Like Confucius, Mencius regarded the transformative power of a cultivated person as the ideal basis for government. The governor exists for the sake of the governed, to give people peace and sufficiency, and to lead them by education and example to the life of virtue. He held that rulers should attend to the needs of the people if they wished to remain in power, and that government should be in the hands of the benevolent. The basis for Mencius theory of a good government by benevolence was that man was born with goodness, in Mencius’ view, every king was able to rule by a policy of benevolence, and every citizen was able to accept it. A benevolence ruler enjoys the allegiance of the people and is unlikely to confront any hostilities; even if a few seek to oppose him, the opposition can easily be defeated with the support of the people.

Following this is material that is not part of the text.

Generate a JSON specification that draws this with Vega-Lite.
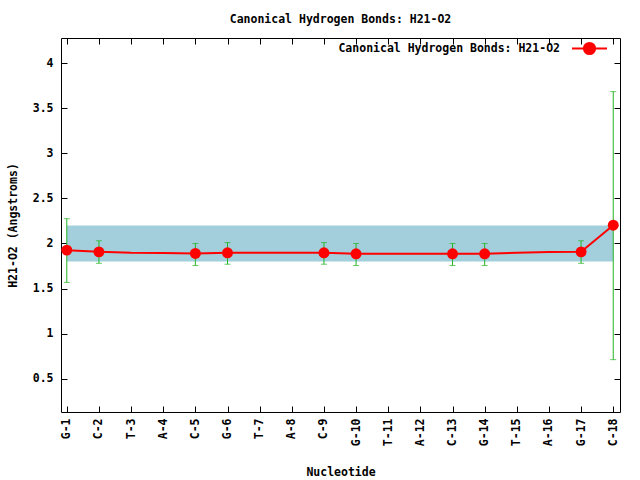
{
  "$schema": "https://vega.github.io/schema/vega-lite/v6.json",
  "autosize": "none",
  "width": 559,
  "height": 374,
  "padding": {"left": 61, "top": 38, "right": 20, "bottom": 68},
  "background": "white",
  "config": {
    "font": "DejaVu Sans Mono",
    "view": {"stroke": "black", "strokeWidth": 1},
    "axis": {"labelFont": "DejaVu Sans Mono", "labelFontWeight": "bold", "labelFontSize": 11.5, "labelColor": "black", "titleFont": "DejaVu Sans Mono", "titleFontWeight": "bold", "titleFontSize": 11.5, "titleColor": "black", "domain": false, "grid": false, "tickColor": "black", "tickSize": -6}
  },
  "title": {"text": "Canonical Hydrogen Bonds: H21-O2", "font": "DejaVu Sans Mono", "fontWeight": "bold", "fontSize": 11.5, "color": "black", "anchor": "middle", "offset": 5},
  "datasets": {
    "series": [
      {"pos": 1, "name": "G-1", "value": 1.926},
      {"pos": 2, "name": "C-2", "value": 1.907},
      {"pos": 3, "name": "T-3", "value": 1.896},
      {"pos": 4, "name": "A-4", "value": 1.894},
      {"pos": 5, "name": "C-5", "value": 1.889},
      {"pos": 6, "name": "G-6", "value": 1.897},
      {"pos": 7, "name": "T-7", "value": 1.896},
      {"pos": 8, "name": "A-8", "value": 1.896},
      {"pos": 9, "name": "C-9", "value": 1.896},
      {"pos": 10, "name": "G-10", "value": 1.885},
      {"pos": 11, "name": "T-11", "value": 1.885},
      {"pos": 12, "name": "A-12", "value": 1.885},
      {"pos": 13, "name": "C-13", "value": 1.885},
      {"pos": 14, "name": "G-14", "value": 1.885},
      {"pos": 15, "name": "T-15", "value": 1.896},
      {"pos": 16, "name": "A-16", "value": 1.905},
      {"pos": 17, "name": "G-17", "value": 1.907},
      {"pos": 18, "name": "C-18", "value": 2.203}
    ],
    "points": [
      {"pos": 1, "value": 1.926, "lo": 1.568, "hi": 2.275},
      {"pos": 2, "value": 1.907, "lo": 1.78, "hi": 2.03},
      {"pos": 5, "value": 1.889, "lo": 1.755, "hi": 2.0},
      {"pos": 6, "value": 1.897, "lo": 1.77, "hi": 2.01},
      {"pos": 9, "value": 1.896, "lo": 1.77, "hi": 2.01},
      {"pos": 10, "value": 1.885, "lo": 1.755, "hi": 2.0},
      {"pos": 13, "value": 1.885, "lo": 1.755, "hi": 2.0},
      {"pos": 14, "value": 1.885, "lo": 1.755, "hi": 2.0},
      {"pos": 17, "value": 1.907, "lo": 1.78, "hi": 2.03},
      {"pos": 18, "value": 2.203, "lo": 0.711, "hi": 3.685}
    ],
    "band": [{"x1": 1, "x2": 18, "y1": 1.8, "y2": 2.2}]
  },
  "layer": [
    {
      "data": {"name": "band"},
      "mark": {"type": "rect", "color": "#a3cfdd"},
      "encoding": {
        "x": {"field": "x1", "type": "quantitative", "scale": {"domain": [0.82, 18.21], "nice": false, "zero": false},
          "axis": {"orient": "bottom", "title": "Nucleotide", "values": [1,2,3,4,5,6,7,8,9,10,11,12,13,14,15,16,17,18], "labelAngle": -90, "labelPadding": 12,
            "labelExpr": "['','G-1','C-2','T-3','A-4','C-5','G-6','T-7','A-8','C-9','G-10','T-11','A-12','C-13','G-14','T-15','A-16','G-17','C-18'][datum.value]",
            "titleY": 60, "titleBaseline": "middle"}},
        "x2": {"field": "x2"},
        "y": {"field": "y1", "type": "quantitative", "scale": {"domain": [0.13, 4.28], "nice": false, "zero": false},
          "axis": {"orient": "left", "title": "H21-O2 (Angstroms)", "values": [0.5,1,1.5,2,2.5,3,3.5,4], "format": "~g", "labelPadding": 14, "titleX": -48, "titleBaseline": "middle"}},
        "y2": {"field": "y2"}
      }
    },
    {
      "data": {"name": "band"},
      "mark": {"type": "rect", "opacity": 0},
      "encoding": {
        "x": {"field": "x1", "type": "quantitative", "axis": {"orient": "top", "labels": false, "title": null, "values": [1,2,3,4,5,6,7,8,9,10,11,12,13,14,15,16,17,18]}},
        "x2": {"field": "x2"},
        "y": {"field": "y1", "type": "quantitative", "axis": {"orient": "right", "labels": false, "title": null, "values": [0.5,1,1.5,2,2.5,3,3.5,4]}},
        "y2": {"field": "y2"}
      }
    },
    {
      "data": {"name": "points"},
      "mark": {"type": "rule", "color": "#22b422", "strokeWidth": 1},
      "encoding": {
        "x": {"field": "pos", "type": "quantitative", "axis": null},
        "y": {"field": "lo", "type": "quantitative", "axis": null},
        "y2": {"field": "hi"}
      }
    },
    {
      "data": {"name": "points"},
      "mark": {"type": "tick", "color": "#22b422", "orient": "horizontal", "size": 6, "thickness": 1},
      "encoding": {
        "x": {"field": "pos", "type": "quantitative", "axis": null},
        "y": {"field": "lo", "type": "quantitative", "axis": null}
      }
    },
    {
      "data": {"name": "points"},
      "mark": {"type": "tick", "color": "#22b422", "orient": "horizontal", "size": 6, "thickness": 1},
      "encoding": {
        "x": {"field": "pos", "type": "quantitative", "axis": null},
        "y": {"field": "hi", "type": "quantitative", "axis": null}
      }
    },
    {
      "data": {"name": "series"},
      "mark": {"type": "line", "strokeWidth": 2},
      "encoding": {
        "x": {"field": "pos", "type": "quantitative", "axis": null},
        "y": {"field": "value", "type": "quantitative", "axis": null},
        "color": {"datum": "Canonical Hydrogen Bonds: H21-O2", "type": "nominal", "scale": {"range": ["#ff0000"]},
          "legend": {"title": null, "orient": "none", "legendX": 510, "legendY": -8,
            "symbolType": "M-1,0L1,0M-0.32,0A0.32,0.32 0 1,1 0.32,0A0.32,0.32 0 1,1 -0.32,0Z",
            "symbolSize": 1225, "symbolFillColor": "#ff0000", "symbolStrokeColor": "#ff0000", "symbolStrokeWidth": 2,
            "labelAlign": "right", "labelOffset": -48, "labelLimit": 0, "labelFont": "DejaVu Sans Mono", "labelFontWeight": "bold", "labelFontSize": 11.5, "labelColor": "black"}}
      }
    },
    {
      "data": {"name": "points"},
      "mark": {"type": "point", "shape": "circle", "filled": true, "color": "#ff0000", "opacity": 1, "size": 120},
      "encoding": {
        "x": {"field": "pos", "type": "quantitative", "axis": null},
        "y": {"field": "value", "type": "quantitative", "axis": null}
      }
    }
  ],
  "resolve": {"axis": {"x": "independent", "y": "independent"}}
}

Mencius formulated a view of social hierarchy which dominated the outlook of the Chinese for centuries. According to this view, society was composed of two complementary groups- the superior men, those of the ruling group, and the mean men, those meant to be ruled. He believed that: "Those who labor with their minds govern others; those who labour with their hands are governed by others". Because of the influence of Mencius' philosophy, the Chinese were traditionally divided into four social classes: scholar-officials, peasants, craftsmen and merchants.